Are you in a co-dependent relationship?

Five signs you’re in a co-dependent relationship.
Co-dependent people give all their energy and time to others, without making space for their needs. Worse still, your own mood starts to depend on how your partner behaves and stops reflecting your own true feelings. Here are some of the behaviours to look out for.

You can lean towards being a control freak.
Co-dependents often have a strong urge to control their partner’s behaviour. This can look benign, such as trying to help and fix problems, doing tasks for them, waiting on them, excessively caring for them. But it can also look like you are making all the decisions in the relationship, monitoring your partner’s movements, and speaking for them, without their permission.

You enable their bad behaviour.
Co-dependent people can find themselves justifying or supporting their partner’s potentially harmful or dangerous choices.
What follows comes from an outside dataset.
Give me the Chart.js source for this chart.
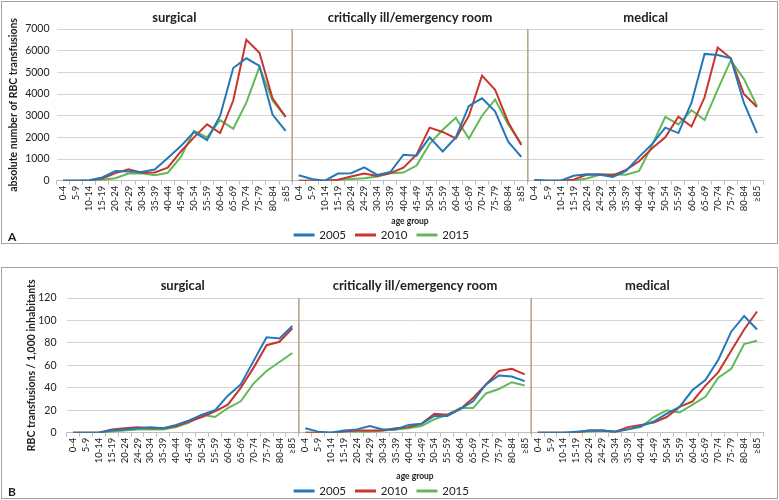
<!DOCTYPE html>
<html>
<head>
<meta charset="utf-8">
<script src="https://cdn.jsdelivr.net/npm/chart.js@4"></script>
<style>
	body { margin: 0; background: #fff; width: 779px; height: 500px; position: relative; overflow: hidden; }
	.frame { position: absolute; border: 1px solid #a3a3a3; box-sizing: border-box; pointer-events: none; }
	#frameA { left: 1px; top: 1px; width: 777px; height: 243px; }
	#frameB { left: 1px; top: 267px; width: 777px; height: 232px; }
	.wrap { position: absolute; left: 0; width: 779px; }
	#wrapA { top: 0; height: 247px; }
	#wrapB { top: 263px; height: 237px; }
</style>
</head>
<body>
<div class="wrap" id="wrapA"><canvas id="chartA" width="779" height="247"></canvas></div>
<div class="wrap" id="wrapB"><canvas id="chartB" width="779" height="237"></canvas></div>
<div class="frame" id="frameA"></div>
<div class="frame" id="frameB"></div>
<script>
	// age groups (x axis, repeated for each ward)
	const ageGroups = ['0-4','5-9','10-14','15-19','20-24','24-29','30-34','35-39','40-44','45-49','50-54','55-59','60-64','65-69','70-74','75-79','80-84','≥85'];
	const wards = ['surgical', 'critically ill/emergency room', 'medical'];
	const years = ['2005', '2010', '2015'];
	const colors = ['#2477b9', '#c9342c', '#62b957'];

	// A : absolute number of RBC transfusions
	const absSurgical2005 = [0, 0, 20, 150, 450, 430, 400, 520, 1050, 1600, 2250, 1880, 3000, 5200, 5650, 5300, 3050, 2300];
	const absSurgical2010 = [0, 0, 10, 100, 350, 530, 370, 380, 600, 1350, 2000, 2600, 2200, 3700, 6500, 5900, 3800, 2950];
	const absSurgical2015 = [0, 0, 0, 50, 120, 330, 350, 250, 370, 1100, 2300, 2000, 2800, 2400, 3600, 5250, 3700, 2950];
	const absCritical2005 = [250, 80, 0, 330, 350, 620, 270, 400, 1200, 1150, 2000, 1350, 2000, 3450, 3800, 3200, 1800, 1100];
	const absCritical2010 = [0, 0, 0, 50, 200, 330, 220, 350, 600, 1200, 2450, 2250, 1950, 3000, 4850, 4200, 2700, 1650];
	const absCritical2015 = [0, 0, 0, 20, 80, 120, 200, 350, 380, 700, 1700, 2350, 2900, 1950, 3000, 3750, 2600, 1700];
	const absMedical2005 = [30, 0, 0, 230, 300, 280, 180, 450, 1100, 1700, 2450, 2200, 3600, 5850, 5800, 5650, 3600, 2200];
	const absMedical2010 = [0, 0, 0, 50, 280, 300, 250, 500, 900, 1500, 2000, 2950, 2500, 3850, 6150, 5650, 4000, 3400];
	const absMedical2015 = [30, 0, 0, 0, 100, 280, 300, 280, 450, 1650, 2950, 2600, 3250, 2800, 4200, 5550, 4700, 3450];

	// B : RBC transfusions / 1,000 inhabitants
	const relSurgical2005 = [0, 0, 0, 2, 3, 4, 5, 4, 7, 11, 16, 20, 33, 43, 64, 85, 84, 95];
	const relSurgical2010 = [0, 0, 0, 3, 4, 5, 4, 4, 6, 10, 14, 19, 25, 40, 58, 78, 81, 93];
	const relSurgical2015 = [0, 0, 0, 1, 2, 3, 3, 3, 5, 9, 16, 14, 22, 28, 44, 55, 63, 71];
	const relCritical2005 = [4, 1, 0, 2, 3, 6, 3, 3, 7, 8, 15, 15, 21, 28, 43, 51, 50, 46];
	const relCritical2010 = [0, 0, 0, 1, 2, 2, 2, 4, 5, 8, 17, 16, 21, 31, 43, 55, 57, 52];
	const relCritical2015 = [0, 0, 0, 1, 1, 1, 2, 3, 4, 6, 12, 16, 22, 22, 35, 39, 45, 42];
	const relMedical2005 = [0, 0, 0, 1, 2, 2, 1, 3, 6, 10, 17, 23, 38, 47, 65, 90, 104, 92];
	const relMedical2010 = [0, 0, 0, 0, 2, 2, 1, 5, 7, 9, 14, 23, 28, 42, 54, 73, 92, 108];
	const relMedical2015 = [0, 0, 0, 0, 1, 2, 1, 3, 5, 14, 20, 18, 25, 32, 49, 57, 79, 82];

	const labels = [].concat(ageGroups, ageGroups, ageGroups);

	// ward titles, separators and panel letter
	const groupPlugin = {
		id: 'groups',
		beforeDatasetsDraw(chart, args, opts) {
			const x = chart.scales.x;
			const area = chart.chartArea;
			const ctx = chart.ctx;
			ctx.save();
			ctx.strokeStyle = '#b2a27f';
			ctx.lineWidth = 1.5;
			[17, 35].forEach(i => {
				let px = (x.getPixelForValue(i) + x.getPixelForValue(i + 1)) / 2;
				ctx.beginPath();
				ctx.moveTo(px, area.top);
				ctx.lineTo(px, area.bottom + 1);
				ctx.stroke();
			});
			ctx.fillStyle = '#222';
			ctx.font = 'bold 13px Lato';
			ctx.textAlign = 'center';
			ctx.textBaseline = 'middle';
			wards.forEach((w, g) => {
				let cx = (x.getPixelForValue(g * 18) + x.getPixelForValue(g * 18 + 17)) / 2;
				ctx.fillText(w, cx, opts.titleY);
			});
			ctx.font = 'bold 12px Lato';
			ctx.textAlign = 'left';
			ctx.fillText(opts.letter, opts.letterX, opts.letterY);
			ctx.restore();
		}
	};

	function makeDatasets(series) {
		return years.map((year, k) => ({
			label: year,
			data: [].concat(series[k][0], series[k][1], series[k][2]),
			borderColor: colors[k],
			backgroundColor: colors[k],
			borderWidth: 2,
			pointRadius: 0,
			tension: 0,
			segment: {
				borderColor: c => (c.p0DataIndex % 18 === 17 ? 'rgba(0,0,0,0)' : undefined)
			}
		}));
	}

	function drawChart(id, series, p) {
		let config = {
			type: 'line',
			data: { labels: labels, datasets: makeDatasets(series) },
			options: {
				responsive: false,
				animation: false,
				layout: { padding: { left: 0, right: 15.5, top: p.top, bottom: p.bottom } },
				scales: {
					x: {
						offset: true,
						grid: { display: true, drawOnChartArea: false, drawTicks: true, tickLength: 4, color: '#bfbfbf', offset: true },
						border: { display: true, color: '#bfbfbf' },
						ticks: { autoSkip: false, maxRotation: 90, minRotation: 90, padding: 1, color: '#222', font: { family: 'Lato', size: 9.5 } },
						title: { display: true, text: 'age group', color: '#222', font: { family: 'Lato', size: 8.5, weight: 'bold' }, padding: { top: 0, bottom: p.xTitlePad } },
						afterFit: s => { s.height = p.xHeight; }
					},
					y: {
						min: 0,
						max: p.max,
						ticks: { stepSize: p.step, padding: p.tickPad, color: '#222', font: { family: 'Lato', size: 10.5 }, callback: v => String(v) },
						grid: { color: '#d4d4d4', drawTicks: false },
						border: { display: false },
						title: { display: true, text: p.yTitle, color: '#222', font: { family: 'Lato', size: 10.5, weight: 'bold' }, padding: { top: p.yTitlePad, bottom: 0 } },
						afterFit: s => { s.width = p.yWidth; }
					}
				},
				plugins: {
					legend: {
						position: 'bottom',
						labels: { boxWidth: 19, boxHeight: 1, padding: 10, color: '#222', font: { family: 'Lato', size: 11.5 } }
					},
					tooltip: { enabled: false },
					groups: { titleY: p.titleY, letter: p.letter, letterX: p.letterX, letterY: p.letterY }
				}
			},
			plugins: [groupPlugin]
		};
		return new Chart(document.getElementById(id).getContext('2d'), config);
	}

	drawChart('chartA', [
		[absSurgical2005, absCritical2005, absMedical2005],
		[absSurgical2010, absCritical2010, absMedical2010],
		[absSurgical2015, absCritical2015, absMedical2015]
	], {
		top: 29, bottom: -3.75, xHeight: 38.5, xTitlePad: -7.6,
		max: 7000, step: 1000, tickPad: 7, yWidth: 56.5, yTitlePad: 7.7,
		yTitle: 'absolute number of RBC transfusions',
		titleY: 18, letter: 'A', letterX: 8, letterY: 237
	});

	drawChart('chartB', [
		[relSurgical2005, relCritical2005, relMedical2005],
		[relSurgical2010, relCritical2010, relMedical2010],
		[relSurgical2015, relCritical2015, relMedical2015]
	], {
		top: 35, bottom: -6.75, xHeight: 42.5, xTitlePad: -6.6,
		max: 120, step: 20, tickPad: 10, yWidth: 66.5, yTitlePad: 25.7,
		yTitle: 'RBC transfusions / 1,000 inhabitants',
		titleY: 23, letter: 'B', letterX: 8, letterY: 229
	});
</script>
</body>
</html>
You might take responsibility for their actions or feelings. You might use your time and energy to cover up for them. Even when all you want to do is support your partner, enabling them to continue with their choices is ultimately not going to be as helpful as you might think.
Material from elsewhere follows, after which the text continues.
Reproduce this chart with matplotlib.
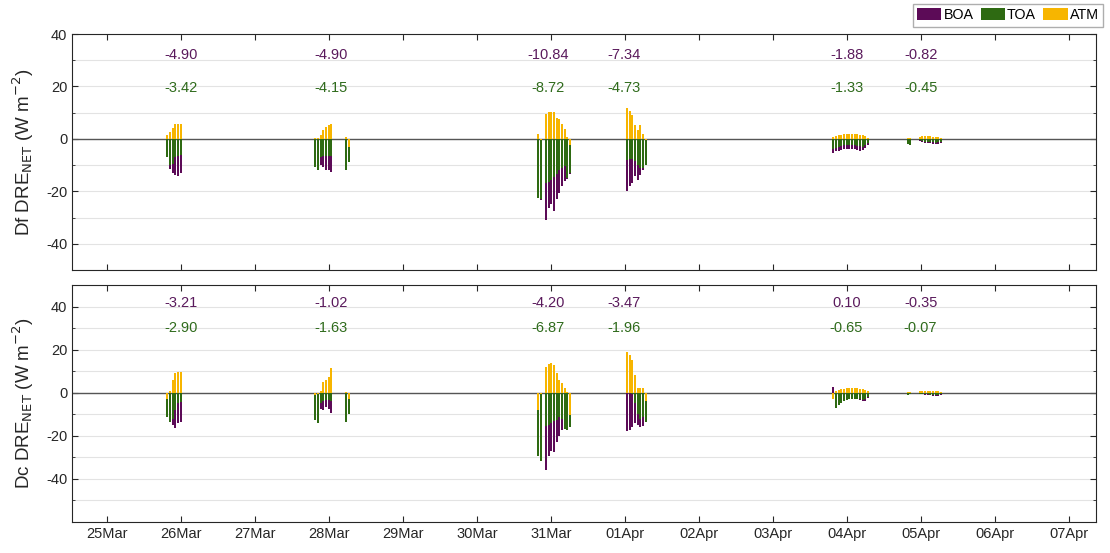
import numpy as np
import matplotlib
matplotlib.use('Agg')
import matplotlib.pyplot as plt
import matplotlib.dates as mdates
from matplotlib.patches import Patch
from matplotlib.ticker import MultipleLocator

plt.rcParams['font.family'] = ['Liberation Sans', 'DejaVu Sans']
plt.rcParams['axes.unicode_minus'] = False

# measurement times, days after 25 Mar 00:00
days = [
    0.815, 0.851, 0.887, 0.923, 0.959, 0.995,                      # 26Mar
    2.811, 2.847, 2.892, 2.923, 2.959, 2.996, 3.032, 3.230, 3.270,  # 28Mar
    5.824, 5.860, 5.932, 5.968, 6.004, 6.040, 6.076, 6.112,
    6.148, 6.184, 6.220, 6.256,                                     # 31Mar
    7.022, 7.058, 7.094, 7.130, 7.166, 7.202, 7.238, 7.274,         # 01Apr
    9.810, 9.846, 9.882, 9.918, 9.954, 9.990, 10.026, 10.062,
    10.098, 10.134, 10.170, 10.206, 10.242, 10.278,                 # 04Apr
    10.815, 10.851, 10.977, 11.013, 11.049, 11.085, 11.121, 11.157,
    11.193, 11.229, 11.265,                                         # 05Apr
]

# Df panel
df_boa = [
    -6.5, -11.5, -13.0, -13.8, -14.0, -13.0,
    -10.0, -11.5, -10.0, -10.6, -11.8, -12.0, -12.5, -11.0, -8.0,
    -21.0, -23.5, -31.0, -26.3, -25.0, -27.5, -23.0, -20.5, -18.0, -16.2, -15.2, -13.5,
    -20.0, -18.1, -16.9, -14.3, -15.6, -13.7, -11.8, -9.5,
    -5.2, -4.8, -4.5, -4.2, -4.0, -4.0, -3.8, -3.8, -4.0, -4.2, -4.5, -4.3, -3.5, -2.2,
    -1.5, -1.8, -0.8, -1.2, -1.4, -1.5, -1.7, -1.9, -2.0, -1.8, -1.4,
]
df_toa = [
    -7.0, -10.0, -9.5, -7.0, -6.5, -6.0,
    -10.6, -11.8, -7.0, -6.5, -6.5, -6.5, -6.5, -11.8, -8.7,
    -22.5, -23.0, -17.0, -16.5, -15.5, -14.5, -13.5, -12.0, -11.0, -10.5, -15.0, -13.0,
    -8.0, -7.5, -7.5, -8.5, -10.0, -11.0, -11.0, -10.0,
    -4.0, -3.5, -3.0, -2.8, -2.5, -2.5, -2.4, -2.4, -2.5, -2.6, -2.8, -3.0, -2.5, -1.5,
    -2.0, -2.2, -0.6, -0.9, -1.0, -1.0, -1.1, -1.3, -1.4, -1.3, -1.0,
]
df_atm = [
    1.5, 2.5, 4.2, 5.5, 5.5, 5.5,
    0.3, 0.2, 1.4, 3.3, 4.5, 5.2, 5.8, 0.8, -3.0,
    2.0, -0.5, 9.6, 10.2, 10.2, 10.4, 7.9, 7.4, 5.8, 3.9, 0.8, -2.4,
    11.7, 10.6, 9.2, 5.2, 3.3, 5.4, 2.0, -0.5,
    0.6, 1.0, 1.4, 1.6, 1.8, 1.8, 1.8, 1.8, 1.8, 1.7, 1.6, 1.4, 1.0, 0.5,
    0.3, 0.2, 0.9, 1.0, 1.0, 1.0, 1.0, 0.9, 0.8, 0.6, 0.4,
]

# Dc panel
dc_boa = [
    -9.0, -13.0, -15.0, -16.6, -14.0, -13.5,
    -11.0, -13.0, -7.4, -8.2, -6.6, -7.4, -9.2, -12.0, -9.0,
    -28.0, -31.5, -35.7, -29.2, -27.2, -27.7, -23.1, -20.0, -17.2, -15.0, -16.0, -14.0,
    -18.0, -17.2, -15.7, -14.2, -15.0, -16.0, -15.5, -11.0,
    2.8, -3.0, -4.0, -4.0, -3.5, -3.0, -2.5, -2.5, -2.5, -3.0, -3.5, -4.0, -3.8, -2.5,
    -0.8, -0.6, -0.5, -0.8, -1.0, -1.2, -1.3, -1.5, -1.6, -1.4, -1.2,
]
dc_toa = [
    -11.2, -13.5, -12.0, -8.0, -5.0, -4.5,
    -12.8, -14.0, -5.0, -4.0, -3.5, -3.5, -4.0, -13.5, -10.0,
    -29.5, -31.8, -15.5, -15.0, -14.0, -13.0, -12.5, -11.5, -12.0, -17.0, -17.5, -15.7,
    1.0, 0.5, -0.5, -5.0, -10.0, -12.0, -11.5, -13.4,
    0.0, -6.9, -5.8, -5.0, -4.0, -3.5, -3.0, -2.8, -2.8, -2.8, -3.0, -3.2, -3.0, -2.0,
    -1.0, -0.8, -0.4, -0.6, -0.7, -0.8, -0.9, -1.0, -1.1, -1.0, -0.8,
]
dc_atm = [
    -2.8, 1.0, 5.7, 9.0, 9.5, 9.5,
    -1.2, -0.5, 1.0, 4.9, 5.7, 7.2, 11.5, 0.5, -3.0,
    -8.0, -0.5, 12.0, 13.5, 13.8, 12.8, 9.0, 5.8, 4.3, 2.0, 0.5, -10.3,
    19.0, 17.4, 15.0, 8.2, 2.0, 2.0, 2.0, -4.0,
    -2.8, 1.0, 1.3, 1.5, 1.8, 2.0, 2.0, 2.0, 2.0, 2.0, 1.8, 1.6, 1.2, 0.6,
    0.2, 0.2, 0.6, 0.8, 0.9, 1.0, 1.0, 0.9, 0.8, 0.6, 0.4,
]

# event means printed above each day
label_days = [1.0, 3.03, 5.96, 6.99, 9.99, 10.99]
df_boa_mean = [-4.90, -4.90, -10.84, -7.34, -1.88, -0.82]
df_toa_mean = [-3.42, -4.15, -8.72, -4.73, -1.33, -0.45]
dc_boa_mean = [-3.21, -1.02, -4.20, -3.47, 0.10, -0.35]
dc_toa_mean = [-2.90, -1.63, -6.87, -1.96, -0.65, -0.07]

c_boa = '#5c0b57'
c_toa = '#2e6a12'
c_atm = '#f7b500'
t_boa = '#5a1a5c'
t_toa = '#2f6b1c'

t0 = mdates.date2num(np.datetime64('2019-03-25T00:00'))
t = t0 + np.array(days)
tl = t0 + np.array(label_days)
w = 0.027

fig = plt.figure(figsize=(11.10, 5.53), dpi=100)
ax1 = fig.add_axes([0.0649, 0.5118, 0.9225, 0.4267])
ax2 = fig.add_axes([0.0649, 0.0561, 0.9225, 0.4286])

panels = [
    (ax1, df_boa, df_toa, df_atm, df_boa_mean, df_toa_mean, (-50, 40), (32, 19.5),
     'Df DRE$_{\\mathrm{NET}}$ (W m$^{\\mathrm{-2}}$)'),
    (ax2, dc_boa, dc_toa, dc_atm, dc_boa_mean, dc_toa_mean, (-60, 50), (41.5, 30),
     'Dc DRE$_{\\mathrm{NET}}$ (W m$^{\\mathrm{-2}}$)'),
]

for ax, boa, toa, atm, mb, mt, ylim, ytxt, ylab in panels:
    ax.bar(t, boa, w, color=c_boa, zorder=3)
    ax.bar(t, toa, w, color=c_toa, zorder=3)
    ax.bar(t, atm, w, color=c_atm, zorder=3)
    ax.axhline(0, color='#555555', lw=1.0, zorder=2)

    for x, vb, vt in zip(tl, mb, mt):
        ax.text(x, ytxt[0], f'{vb:.2f}', ha='center', va='center',
                color=t_boa, fontsize=10.5)
        ax.text(x, ytxt[1], f'{vt:.2f}', ha='center', va='center',
                color=t_toa, fontsize=10.5)

    ax.set_ylim(*ylim)
    ax.set_xlim(t0 - 0.473, t0 + 13.36)
    ax.yaxis.set_minor_locator(MultipleLocator(10))
    ax.set_yticks([-40, -20, 0, 20, 40])
    ax.xaxis.set_major_locator(mdates.DayLocator())
    ax.xaxis.set_major_formatter(mdates.DateFormatter('%d%b'))
    ax.grid(True, which='both', axis='y', color='#e3e3e3', lw=0.8, zorder=0)
    ax.tick_params(which='both', direction='in', top=True, right=True,
                   labelsize=10.5, colors='#262626', length=4)
    ax.tick_params(which='minor', length=2.5)
    ax.tick_params(axis='x', which='minor', bottom=False, top=False)
    for s in ax.spines.values():
        s.set_color('#262626')
        s.set_linewidth(0.8)
    ax.set_ylabel(ylab, fontsize=13.5, color='#262626')
    ax.yaxis.set_label_coords(-0.035, 0.5)

ax1.tick_params(axis='x', labelbottom=False)

handles = [Patch(facecolor=c_boa, label='BOA'),
           Patch(facecolor=c_toa, label='TOA'),
           Patch(facecolor=c_atm, label='ATM')]
fig.legend(handles=handles, loc='upper right', ncol=3,
           bbox_to_anchor=(1103 / 1110, 1 - 4 / 553), fontsize=10.3,
           frameon=True, fancybox=False, edgecolor='#9a9a9a',
           handlelength=1.7, handleheight=0.9, handletextpad=0.15,
           columnspacing=0.5, borderpad=0.3, borderaxespad=0)

fig.savefig('out.png', dpi=100)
You struggle to show you feel.
Co-dependent people can find it incredibly hard to express their emotions in a healthy way. They tend to suppress their feelings or resort to using passive-aggressive language and behaviour to communicate what they need – both of which are tactics that really don’t work so well.

You have low self-esteem.
Co-dependent individuals will typically have low self-esteem and can feel as if they don’t deserve the love and attention that they crave. Without that inner self-belief, they can look to others for validation and that can tip them into a nasty cycle of neediness and dependence.

You neglect your own needs.
Co-dependents will usually put their partner’s needs ahead of their own. There’s nothing wrong with doing that occasionally. But when you start to neglect your friends, or you stop doing the things you like to do, and you don’t make time for your own self-care you need to look at your choices and re-assess.